Gold News

Central Banks' Gold Buying Hits 5-Decade Record

CENTRAL BANKS last year bought gold at the fastest pace since 1964, according to new data released today by market-development organization the World Gold Council.

Demand to buy gold amongst central banks turned positive in late 2009. It had previously been negative, adding supply to the global gold market, for almost two decades.

In 2012, says the World Gold Council – using data supplied by the Thomson Reuters GFMS consultancy – central bank purchases accounted for 12% of total demand, equal to nearly 1 ounce in every 8 sold worldwide.

"Central banks' move from net sellers of gold, to net buyers that we have seen in recent years, has continued apace," says Marcus Grubb, managing director investment at the London-based World Gold Council.

"The official sector purchases across the world are now at their highest level for almost half a century."

Rising 29% in the fourth quarter from the same period in 2011, central-bank gold buying totaled 534 tonnes in 2012, today's new Gold Demand Trends reports. That was 17% greater from 2011 by weight and 24% higher by value at $28.7 billion on the World Gold Council's calculations.

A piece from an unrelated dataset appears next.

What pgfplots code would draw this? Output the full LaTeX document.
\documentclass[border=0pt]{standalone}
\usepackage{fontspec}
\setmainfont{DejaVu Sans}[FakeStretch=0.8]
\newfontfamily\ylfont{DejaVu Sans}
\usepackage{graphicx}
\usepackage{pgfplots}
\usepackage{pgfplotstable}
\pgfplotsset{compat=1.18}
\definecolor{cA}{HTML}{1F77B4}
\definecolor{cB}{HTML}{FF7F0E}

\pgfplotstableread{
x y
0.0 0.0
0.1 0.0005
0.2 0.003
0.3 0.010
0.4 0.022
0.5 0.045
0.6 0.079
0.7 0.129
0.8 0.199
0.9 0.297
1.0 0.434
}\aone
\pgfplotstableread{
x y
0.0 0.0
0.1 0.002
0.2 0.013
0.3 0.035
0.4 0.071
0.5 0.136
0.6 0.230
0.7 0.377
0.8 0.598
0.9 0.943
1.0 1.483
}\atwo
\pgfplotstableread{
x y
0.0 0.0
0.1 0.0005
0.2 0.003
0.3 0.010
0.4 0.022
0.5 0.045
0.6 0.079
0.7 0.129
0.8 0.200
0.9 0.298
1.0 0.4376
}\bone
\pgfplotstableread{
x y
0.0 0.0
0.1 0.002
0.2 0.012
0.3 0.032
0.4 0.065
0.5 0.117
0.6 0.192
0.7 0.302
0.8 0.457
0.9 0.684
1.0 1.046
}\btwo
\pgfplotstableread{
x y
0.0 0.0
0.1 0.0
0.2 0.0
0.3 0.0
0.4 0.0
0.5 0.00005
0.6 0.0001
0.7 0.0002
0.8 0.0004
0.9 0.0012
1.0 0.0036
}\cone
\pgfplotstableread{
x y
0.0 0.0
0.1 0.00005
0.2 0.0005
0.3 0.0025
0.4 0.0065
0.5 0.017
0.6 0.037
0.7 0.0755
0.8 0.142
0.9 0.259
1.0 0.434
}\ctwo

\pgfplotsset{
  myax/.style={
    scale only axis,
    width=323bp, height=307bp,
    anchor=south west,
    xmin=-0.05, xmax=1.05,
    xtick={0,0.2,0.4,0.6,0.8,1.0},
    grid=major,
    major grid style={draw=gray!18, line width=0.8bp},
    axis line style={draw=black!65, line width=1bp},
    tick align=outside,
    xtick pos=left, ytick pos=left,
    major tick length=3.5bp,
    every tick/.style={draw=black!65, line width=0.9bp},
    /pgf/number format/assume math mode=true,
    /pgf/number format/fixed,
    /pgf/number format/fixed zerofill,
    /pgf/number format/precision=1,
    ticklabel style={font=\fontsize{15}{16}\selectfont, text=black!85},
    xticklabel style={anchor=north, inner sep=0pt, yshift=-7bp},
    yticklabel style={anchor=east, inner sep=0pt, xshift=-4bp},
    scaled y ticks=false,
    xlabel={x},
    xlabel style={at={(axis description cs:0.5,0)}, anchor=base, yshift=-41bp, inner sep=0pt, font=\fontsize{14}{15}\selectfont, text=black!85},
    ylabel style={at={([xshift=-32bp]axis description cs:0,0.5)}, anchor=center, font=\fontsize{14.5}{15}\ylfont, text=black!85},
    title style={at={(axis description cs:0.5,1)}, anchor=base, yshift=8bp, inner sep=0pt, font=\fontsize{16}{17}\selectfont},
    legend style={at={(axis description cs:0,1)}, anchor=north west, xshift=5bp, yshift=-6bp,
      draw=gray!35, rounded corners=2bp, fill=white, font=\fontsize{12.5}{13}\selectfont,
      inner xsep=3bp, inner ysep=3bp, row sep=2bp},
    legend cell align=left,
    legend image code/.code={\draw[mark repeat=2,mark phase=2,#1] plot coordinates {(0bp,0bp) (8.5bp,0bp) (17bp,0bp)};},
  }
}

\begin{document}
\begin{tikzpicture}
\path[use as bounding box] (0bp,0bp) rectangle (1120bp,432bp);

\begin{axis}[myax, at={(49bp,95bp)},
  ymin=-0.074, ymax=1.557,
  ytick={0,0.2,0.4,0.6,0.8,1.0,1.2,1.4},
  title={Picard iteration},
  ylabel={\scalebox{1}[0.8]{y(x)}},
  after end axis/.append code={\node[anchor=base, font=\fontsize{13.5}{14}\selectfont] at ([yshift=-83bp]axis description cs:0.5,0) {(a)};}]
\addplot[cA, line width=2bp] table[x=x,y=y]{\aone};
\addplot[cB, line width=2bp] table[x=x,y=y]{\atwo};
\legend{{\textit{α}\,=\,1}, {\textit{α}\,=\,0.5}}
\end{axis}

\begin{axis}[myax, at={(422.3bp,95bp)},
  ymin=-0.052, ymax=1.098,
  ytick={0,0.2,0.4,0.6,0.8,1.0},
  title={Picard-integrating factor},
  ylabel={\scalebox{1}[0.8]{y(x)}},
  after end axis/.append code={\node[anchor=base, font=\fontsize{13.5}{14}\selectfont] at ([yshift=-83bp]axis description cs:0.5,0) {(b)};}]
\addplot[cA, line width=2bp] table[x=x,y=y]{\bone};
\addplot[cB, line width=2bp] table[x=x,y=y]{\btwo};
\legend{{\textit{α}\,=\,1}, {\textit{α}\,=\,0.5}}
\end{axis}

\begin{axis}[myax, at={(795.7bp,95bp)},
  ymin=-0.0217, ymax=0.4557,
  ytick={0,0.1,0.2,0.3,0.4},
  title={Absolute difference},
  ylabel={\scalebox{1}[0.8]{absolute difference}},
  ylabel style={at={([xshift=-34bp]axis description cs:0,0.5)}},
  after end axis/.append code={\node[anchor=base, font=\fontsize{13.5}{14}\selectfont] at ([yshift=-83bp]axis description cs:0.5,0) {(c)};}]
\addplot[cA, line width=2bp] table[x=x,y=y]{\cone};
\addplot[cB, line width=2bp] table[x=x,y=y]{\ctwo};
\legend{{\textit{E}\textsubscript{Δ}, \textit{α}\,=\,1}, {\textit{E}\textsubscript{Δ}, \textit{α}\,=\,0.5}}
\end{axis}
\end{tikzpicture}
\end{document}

Emerging-market central banks, led most notably by Russia, have been steadily adding to their gold reserves over the last decade. What the World Gold Council calls "new joiners" in 2012 included Brazil and Paraguay, "both making significant purchases during the year."

Such gold buying "partly reflects the scale of growth in the [foreign currency] reserves of these markets over recent years," the World Gold Council explains. "The need for diversification also increases...with a focus on high quality, liquid assets as desirable alternatives" to US Dollars and Euros.

"Gold is a natural destination for a proportion of these increased reserves."

Selling by Western central banks – which grew so heavy by the late 1990s that a public agreement was made to calm the market over forthcoming supplies, and which ceased with the onset of the global financial crisis in 2007 – meantime fell to just 5.5 tonnes, all of it from Germany and only for the minting of official coin.